ロッキー2

ロッキー2を見ていた。見たのはいつぶりだろう。子供の頃に何度も見た。映画的に名作と呼ばれるロッキー1よりも、子供だった僕はとりわけこの2が好きで、ロッキーが勝利する2のほうがわかりやすかった。今見ても、ありとあらゆるシーンを覚えていた。1のラストの試合後、入院から退院して、病院の前で全身ギプスの車イスの男性にサインをするシーン、雪が降る動物園の、虎の前でプロポーズするシーン、職安で「座ってやる仕事がしたい」と言うシーン、ポーリーが働いていた精肉工場に雇われるが、すぐに解雇されるシーン、家の地下でサンドバッグを叩くシーン、全部覚えている。

このサンドバッグのある自宅に憧れて、保育園を卒園するときにサンドバッグを買ってもらった。おもちゃではなく、スポーツ用品店で本物のサンドバッグとグローブ。当時はマンションに住んでいたから、サンドバッグを吊る場所なんてなかった。使うときは床に置いて、父親が支えていた。僕は4歳から空手をやっており、そのサンドバッグを叩いて、蹴って、転がしていた。後に、中学生の頃一戸建てに引っ越してからは、ガレージに念願のサンドバッグを吊るした。
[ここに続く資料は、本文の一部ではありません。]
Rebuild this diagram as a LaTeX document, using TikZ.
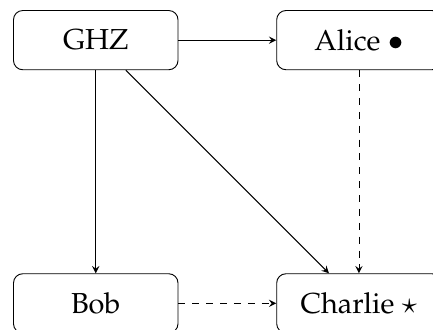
\documentclass[tikz,border=0pt]{standalone}
\usepackage[T1]{fontenc}
\usepackage{mathpazo}
\usepackage{tikz}
\usepackage{amssymb}
\usepackage{amsmath}

\begin{document}
\begin{tikzpicture}[>=stealth,
    party/.style={draw, rounded corners=4pt, minimum width=2.5cm, minimum height=0.9cm,
      font=\fontsize{12.5}{15}\selectfont}]
  \useasboundingbox (-1.455, 0.61) rectangle (5.125, -4.39);
  \begin{scope}
    \node[party] (ghz) at (0,0) {GHZ};
    \node[party] (alice) at (4,0) {Alice $\bullet$};
    \node[party] (bob) at (0,-4) {Bob};
    \node[party] (charlie) at (4,-4) {Charlie $\star$};

    \draw[->] (ghz) -- (alice);
    \draw[->] (ghz) -- (bob);
    \draw[->] (ghz) -- (charlie);
    \draw[->, dashed] (alice) -- (charlie);
    \draw[->, dashed] (bob) -- (charlie);
  \end{scope}
\end{tikzpicture}
\end{document}
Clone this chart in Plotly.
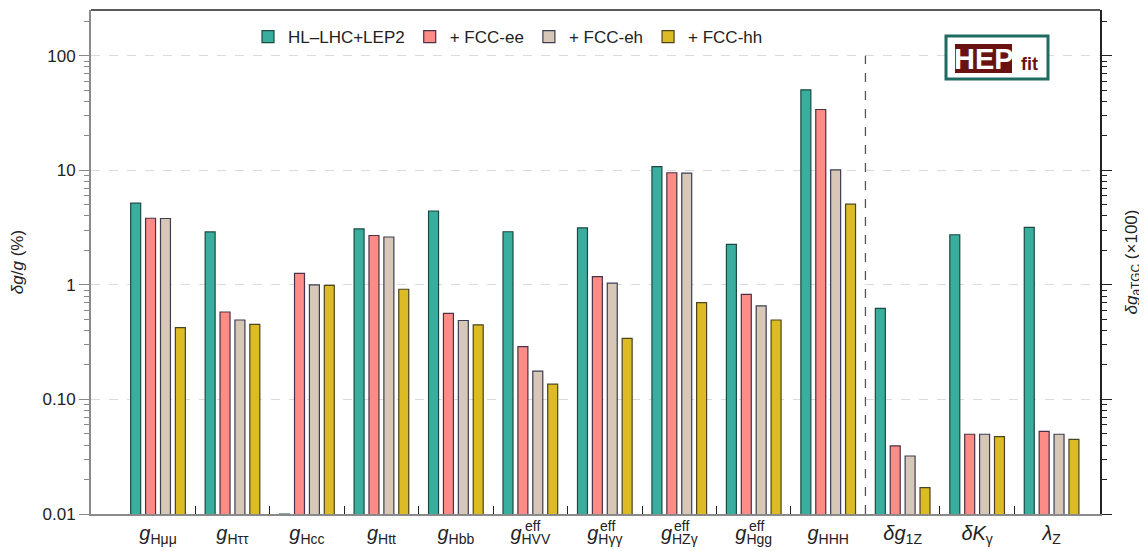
import plotly.graph_objects as go

categories = ["<i>g</i><sub>Hμμ</sub>", "<i>g</i><sub>Hττ</sub>", "<i>g</i><sub>Hcc</sub>",
              "<i>g</i><sub>Htt</sub>", "<i>g</i><sub>Hbb</sub>", "<i>g</i><sub>HVV</sub>",
              "<i>g</i><sub>Hγγ</sub>", "<i>g</i><sub>HZγ</sub>", "<i>g</i><sub>Hgg</sub>",
              "<i>g</i><sub>HHH</sub>", "<i>δg</i><sub>1Z</sub>", "<i>δK</i><sub>γ</sub>",
              "<i>λ</i><sub>Z</sub>"]
eff_flags = [False, False, False, False, False, True, True, True, True, False, False, False, False]

series_names = ["HL–LHC+LEP2", "+ FCC-ee", "+ FCC-eh", "+ FCC-hh"]
hl_lhc = [5.17, 2.90, 0.01, 3.08, 4.42, 2.91, 3.15, 10.8, 2.26, 50.5, 0.625, 2.74, 3.18]
fcc_ee = [3.82, 0.58, 1.26, 2.70, 0.565, 0.289, 1.18, 9.53, 0.828, 34.0, 0.0393, 0.0497, 0.0527]
fcc_eh = [3.80, 0.494, 1.00, 2.62, 0.489, 0.177, 1.035, 9.45, 0.656, 10.1, 0.0321, 0.0497, 0.0497]
fcc_hh = [0.424, 0.453, 0.99, 0.916, 0.448, 0.136, 0.342, 0.70, 0.494, 5.07, 0.0170, 0.0473, 0.0449]

ytick_vals = [0.01, 0.1, 1, 10, 100]
ytick_text = ["0.01", "0.10", "1", "10", "100"]

fills = ["#3aae9e", "#fd8c86", "#d7c7b7", "#dcbb24"]
edges = ["#1c4a42", "#4a3048", "#3c3c55", "#4a4420"]

FONT = "Liberation Sans, Arial, sans-serif"
x_idx = list(range(len(categories)))

fig = go.Figure()
for name, vals, fc, ec in zip(series_names, [hl_lhc, fcc_ee, fcc_eh, fcc_hh], fills, edges):
    fig.add_trace(go.Bar(x=x_idx, y=vals, name=name,
                         marker=dict(color=fc, line=dict(color=ec, width=1.2))))

minor_y = [k * 10.0 ** e for e in range(-2, 3) for k in range(2, 10)]
minor_y = [v for v in minor_y if v < 260]

# page has an 8px body margin; size the figure so the plot area lands where the reference has it
BODY = 8
W, H = 1147 - BODY, 551 - BODY
PL, PR, PT, PB = 91, 1100, 10, 514   # plot area in window pixels

def px(x):
    return (x - PL) / (PR - PL)

def py(y):
    return (PB - y) / (PB - PT)

yr = [-2, 2.4]

fig.update_layout(
    width=W, height=H,
    margin=dict(l=PL - BODY, r=1147 - PR, t=PT - BODY, b=551 - PB, pad=0, autoexpand=False),
    paper_bgcolor="white", plot_bgcolor="white",
    barmode="group", bargap=0.2, bargroupgap=0.33,
    font=dict(family=FONT, size=17, color="#222"),
    showlegend=True,
    legend=dict(orientation="h", x=px(248), xanchor="left", y=py(37), yanchor="middle",
                font=dict(size=17, color="#222"), bgcolor="rgba(0,0,0,0)", itemclick=False,
                tracegroupgap=0),
    xaxis=dict(range=[-0.9, 12.65], tickmode="array", tickvals=x_idx, ticktext=categories,
               ticks="", showgrid=False, zeroline=False, showline=True, linecolor="#8a8a8a",
               linewidth=2, tickfont=dict(size=20, color="#222"), automargin=False,
               minor=dict(tickmode="array", tickvals=[i + 0.5 for i in range(len(categories) - 1)],
                          ticks="inside", ticklen=8, tickwidth=1.2, tickcolor="#222", showgrid=False)),
    yaxis=dict(type="log", range=yr, tickmode="array", tickvals=ytick_vals, ticktext=ytick_text,
               ticks="outside", ticklen=10, tickwidth=1.2, tickcolor="#888",
               showline=True, linecolor="#8a8a8a", linewidth=2, automargin=False,
               showgrid=True, gridcolor="#dadada", griddash="dash", gridwidth=1,
               zeroline=False, tickfont=dict(size=17, color="#222"),
               title=dict(text="<i>δg</i>/<i>g</i> (%)", font=dict(size=17, color="#222"), standoff=16),
               minor=dict(tickmode="array", tickvals=minor_y, ticks="outside", ticklen=5,
                          tickcolor="#888", tickwidth=1, showgrid=False)),
    yaxis2=dict(type="log", range=yr, overlaying="y", side="right", anchor="x",
                tickmode="array", tickvals=ytick_vals, showticklabels=False, automargin=False,
                ticks="outside", ticklen=10, tickwidth=1.2, tickcolor="#222",
                showline=True, linecolor="#222", linewidth=1.5, showgrid=False, zeroline=False,
                title=dict(text="<i>δg</i><sub>aTGC</sub> (×100)", font=dict(size=17, color="#222"),
                           standoff=14),
                minor=dict(tickmode="array", tickvals=minor_y, ticks="outside", ticklen=5,
                           tickcolor="#222", tickwidth=1, showgrid=False)),
)

# invisible helper so the right axis is drawn
fig.add_trace(go.Scatter(x=[0], y=[1], yaxis="y2", mode="markers", marker=dict(opacity=0),
                         showlegend=False, hoverinfo="skip"))

# top frame line
fig.add_shape(type="line", xref="paper", yref="paper", x0=0, x1=1, y0=1, y1=1,
              line=dict(color="#222", width=1.5))
# dashed separator between Higgs couplings and aTGC
fig.add_shape(type="line", xref="x", yref="paper", x0=9.5, x1=9.5, y0=0, y1=(2 - yr[0]) / (yr[1] - yr[0]),
              line=dict(color="#555", width=1.3, dash="dash"))

# "eff" superscripts
for i, flag in enumerate(eff_flags):
    if flag:
        fig.add_annotation(x=i, xref="x", y=py(526), yref="paper", text="eff", showarrow=False,
                           xanchor="left", yanchor="middle", xshift=-7,
                           font=dict(size=14, color="#222", family=FONT))

# HEPfit logo
fig.add_shape(type="rect", xref="paper", yref="paper", x0=px(946), x1=px(1048), y0=py(79), y1=py(36),
              fillcolor="white", line=dict(color="#1f6b60", width=3), layer="above")
fig.add_shape(type="rect", xref="paper", yref="paper", x0=px(955), x1=px(1012), y0=py(73), y1=py(44),
              fillcolor="#6a1212", line=dict(width=0), layer="above")
fig.add_annotation(x=px(983.5), y=py(59), xref="paper", yref="paper", text="<b>HEP</b>",
                   showarrow=False, xanchor="center", yanchor="middle",
                   font=dict(size=29, color="white", family=FONT))
fig.add_annotation(x=px(1029), y=py(64), xref="paper", yref="paper", text="<b>fit</b>",
                   showarrow=False, xanchor="center", yanchor="middle",
                   font=dict(size=18, color="#6a1212", family=FONT))

fig.write_html("out.html")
改めて見返して、ロッキーは周りからすごくバカにされる。コーチのミッキーからも、街のゴロツキと言われる。CMの仕事を受けたときは「字も読めないのか!」と罵られる。仕事を探しても「中卒で資格もなく、前科のある方は…」と片っ端から断れられる。ロッキーの普段の姿は、アメリカにおけるイタリア移民の家系の貧困と、社会から蔑まされる態度と、無学で無教養だけど、悪人にはなりきれない人間の日常を象徴している。